The Canadian housing market has been keeping investors and analysts on edge since before the pandemic began. Analysts keep expecting it to crash due to the highly inflated housing price bubble we have seen forming for the better part of the last decade. Apart from the brief decline in 2017 and 2018, the Toronto housing market has seen home prices rise for almost two decades without letting up.
Despite the pandemic, housing prices continue to stray further away from the reach of most potential homebuyers.
Many experts claimed that the housing bubble would burst in 2020. We have already gone through a market crash this year, but housing prices did not budge like we thought they would. The low interest rate environment is driving further sales. As potential homebuyers continue to take out mortgages to buy homes, we could finally see a major housing crash.
Housing market situation
Housing prices in major Canadian cities like Toronto and Vancouver are acting strangely. The median prices of houses in Toronto are increasing after a brief fall in May, and the activity is high. Vancouver has still seen a steadier fall in prices. There are a few factors that contributed to a steady increase in housing prices, despite the weak economy.

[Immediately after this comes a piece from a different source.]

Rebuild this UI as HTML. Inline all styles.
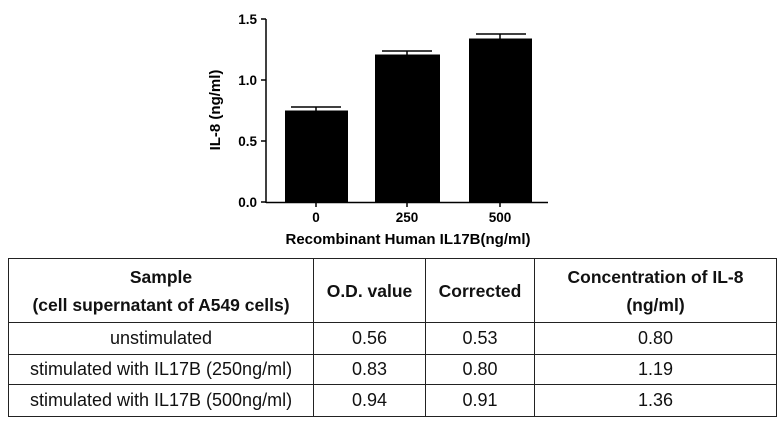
<!DOCTYPE html>
<html><head><meta charset="utf-8"><style>
body{margin:0;width:783px;height:426px;background:#fff;position:relative;overflow:hidden;font-family:"Liberation Sans",Arial,sans-serif;}
svg{position:absolute;left:0;top:0}
table{position:absolute;left:8px;top:258px;border-collapse:collapse;width:769px;font-size:18px;color:#111}
td{border:1.5px solid #222;text-align:center;padding:0}
th{border:1.5px solid #222;font-weight:bold;text-align:center;padding:0;font-size:17.5px;line-height:32px}
</style></head><body>
<svg width="783" height="250" font-family="Liberation Sans,Arial,sans-serif" font-weight="bold" font-size="13.5">
<line x1="266" y1="19" x2="266" y2="203" stroke="#000" stroke-width="1.5"/>
<line x1="266" y1="202.5" x2="548" y2="202.5" stroke="#000" stroke-width="1.5"/>
<g stroke="#000" stroke-width="1.5">
<line x1="261" y1="19" x2="266" y2="19"/><line x1="261" y1="80" x2="266" y2="80"/><line x1="261" y1="141" x2="266" y2="141"/><line x1="261" y1="202" x2="266" y2="202"/>
<line x1="316" y1="202" x2="316" y2="207"/><line x1="407" y1="202" x2="407" y2="207"/><line x1="500" y1="202" x2="500" y2="207"/>
<line x1="316" y1="107" x2="316" y2="111"/><line x1="291" y1="107" x2="341" y2="107"/>
<line x1="407" y1="51" x2="407" y2="55"/><line x1="382" y1="51" x2="432" y2="51"/>
<line x1="500" y1="34" x2="500" y2="39"/><line x1="476" y1="34" x2="526" y2="34"/>
</g>
<rect x="285" y="110.5" width="63" height="92" fill="#000"/>
<rect x="375" y="54.5" width="65" height="148" fill="#000"/>
<rect x="469" y="38.5" width="63" height="164" fill="#000"/>
<g text-anchor="end"><text x="257" y="24">1.5</text><text x="257" y="85">1.0</text><text x="257" y="146">0.5</text><text x="257" y="207">0.0</text></g>
<g text-anchor="middle"><text x="316" y="222">0</text><text x="407" y="222">250</text><text x="500" y="222">500</text>
<text x="408" y="244" font-size="15">Recombinant Human IL17B(ng/ml)</text>
<text transform="translate(220,110) rotate(-90)" font-size="15">IL-8 (ng/ml)</text></g>
</svg>
<table>
<tr style="height:64px"><th style="width:304px;line-height:28px">Sample<br>(cell supernatant of A549 cells)</th><th style="width:111px">O.D. value</th><th style="width:108px">Corrected</th><th style="line-height:28px">Concentration of IL-8<br>(ng/ml)</th></tr>
<tr style="height:32px"><td>unstimulated</td><td>0.56</td><td>0.53</td><td>0.80</td></tr>
<tr style="height:30px"><td>stimulated with IL17B (250ng/ml)</td><td>0.83</td><td>0.80</td><td>1.19</td></tr>
<tr style="height:32px"><td>stimulated with IL17B (500ng/ml)</td><td>0.94</td><td>0.91</td><td>1.36</td></tr>
</table>
</body></html>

Unemployment rates continue to be at historical highs, despite a reopening economy. More than 1.8 million Canadians do not have jobs. The Canada Emergency Response Benefit (CERB) was helping people manage their finances while jobless. As the program ends, people will likely consider taking care of essential expenses before deciding they should buy properties.
The COVID-19 pandemic has also led to a significant decline in immigration — a primary provider for the tenant base that homeowners rely on for income. The travel restrictions might ease up soon, but we can expect to see a massive supply with low demand in the housing market.
Collectively, these factors could cause a significant correction in the housing market. The headwinds from this crash could impact the overall economy and cause another stock market crash.
Is there any safe real estate exposure?
The housing market is at risk of a major crash. I would not advise taking out a mortgage to buy a house right now. However, you can still leverage the potential of real estate investments through a real estate investment trust (REIT) like Killam Apartment REIT (TSX:KMP). It is an apartment-focused REIT that had an excellent second quarter in 2020 compared to its peers.
The company managed to increase its ROI, despite fair-value adjustments going downhill. The REIT’s funds from operations increased to $26.6 million from $23.7 million in 2019. The company also collected 98.6% of rental payments in the second quarter. The REIT has generated 33% net operating income from apartments built in the last 10 years.
At writing, the REIT is trading for $17.30 per share, and it pays its shareholders a juicy 3.93% dividend yield. Its share price is down 6.59% year to date, and it looks like a safe bet due to its market-beating returns.
Foolish takeaway
There is still plenty of uncertainty looming in the economy as we traverse this unprecedented year. Stock markets took a steep dive in February and March and climbed back at a surprising rate. The housing market continues to baffle investors and experts. However, all the factors propping prices up could stumble to create a significant correction.
I would advise being wary of the market movements. If you want to enjoy exposure to the real estate market, it would be better to invest in a REIT like Killam Apartment REIT instead of purchasing a property.